法的規制や周辺環境への配慮も、土地選びの重要な要素です。

  • 法規制・条例:
    • 都市計画法(市街化調整区域など)、農地法(農地転用)、森林法、景観条例、文化財保護法など、土地利用に関わる様々な法規制があります。特に、農地や林地を利用する場合は、転用許可が非常に複雑で時間もかかります。
    • 地方自治体によっては、独自の条例で太陽光発電や蓄電所の設置を制限している場合もあるため、事前確認が必要です。
  • 環境アセスメント:
    • 大規模な蓄電所の場合、環境影響評価(環境アセスメント)が必要となることがあります。
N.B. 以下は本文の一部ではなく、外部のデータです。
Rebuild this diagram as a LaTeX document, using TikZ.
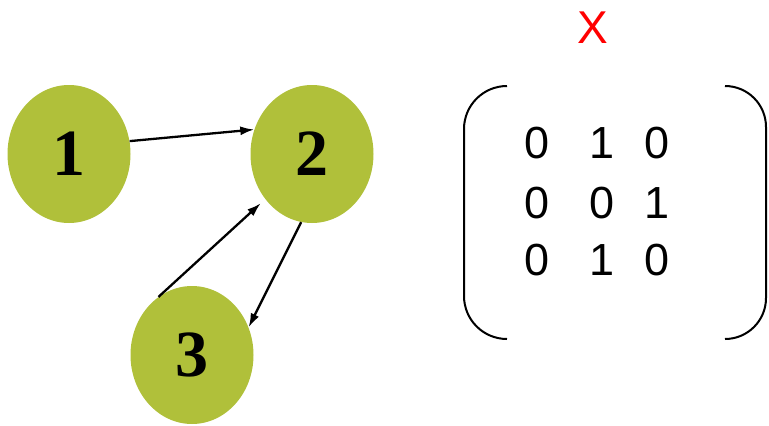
\documentclass[tikz,border=0pt]{standalone}
\usepackage{fontspec}
\setmainfont{Liberation Serif}
\newfontfamily\digitfont{Liberation Sans}
\usepackage{tikz}
\usetikzlibrary{arrows.meta,shapes.geometric}
\definecolor{vertexgreen}{RGB}{176,192,58}

\begin{document}
\begin{tikzpicture}[x=1pt,y=-1pt,
  vertex/.style={ellipse,fill=vertexgreen,minimum width=123pt,minimum height=138pt,
    inner sep=0pt,font=\fontsize{66}{66}\selectfont\bfseries},
  edge/.style={line width=2.3pt,-{Latex[length=14pt,width=9pt]}},
  entry/.style={font=\digitfont\fontsize{45}{45}\selectfont},
  bracket/.style={line width=2pt}]
  \useasboundingbox (0,0) rectangle (769,426);
  \node[vertex] (n1) at (69,154) {1};
  \node[vertex] (n2) at (312,154) {2};
  \node[vertex] (n3) at (192,355) {3};
  \draw[edge] (n1.12) -- (n2.157);
  \draw[edge] (n2.261) -- (n3.26);
  \draw[edge,shorten >=6pt] (n3.120) -- (n2.224);
  \node[font=\digitfont\fontsize{46}{46}\selectfont,text=red] (mname) at (593,28) {X};
  \foreach \r/\y/\a/\b/\c in {1/143/0/1/0, 2/203/0/0/1, 3/260/0/1/0} {
    \node[entry] (m\r1) at (537,\y) {\a};
    \node[entry] (m\r2) at (602,\y) {\b};
    \node[entry] (m\r3) at (657,\y) {\c};
  }
  \draw[bracket,rounded corners=43pt] (507,86) -- (464,86) -- (464,339) -- (507,339);
  \draw[bracket,rounded corners=41pt] (725,86) -- (766,86) -- (766,339) -- (725,339);
\end{tikzpicture}
\end{document}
これにより、プロジェクトの期間が長期化したり、追加的な対策が求められたりする可能性があります。
  • 周辺環境・住民合意:
    • 近隣住民への日照阻害、騒音、景観への影響などが懸念される場合があります。スムーズなプロジェクト推進のためには、住民への丁寧な説明と合意形成が不可欠です。良好な関係構築のために、地域貢献策も検討されることがあります。

4. その他考慮すべき条件

  • 土地のコスト: 土地の購入費用や賃貸費用は、プロジェクトの経済性に直結します。周辺相場との比較検討が必要です。
  • 水利・排水: メンテナンスや防火のために水が必要となる場合があるため、水利の確保や排水計画も確認しておきましょう。
  • 日照条件(太陽光発電併設の場合): 系統用蓄電所は単独で設置されることもありますが、太陽光発電所と併設される場合は、十分な日照条件も考慮する必要があります。

専門家との連携が成功の鍵

系統用蓄電所の土地選びは、上記のように多岐にわたる複雑な条件をクリアする必要があります。特に電力系統への接続性や法規制は専門知識が求められるため、土地選定の初期段階から電力会社、弁護士、行政書士、そして蓄電所開発の専門業者と密に連携することが、プロジェクト成功への最も確実な道と言えるでしょう。

適切な土地を選ぶことは、長期にわたる安定した蓄電所運営と、ひいては日本のエネルギー安定化に貢献するための第一歩となります。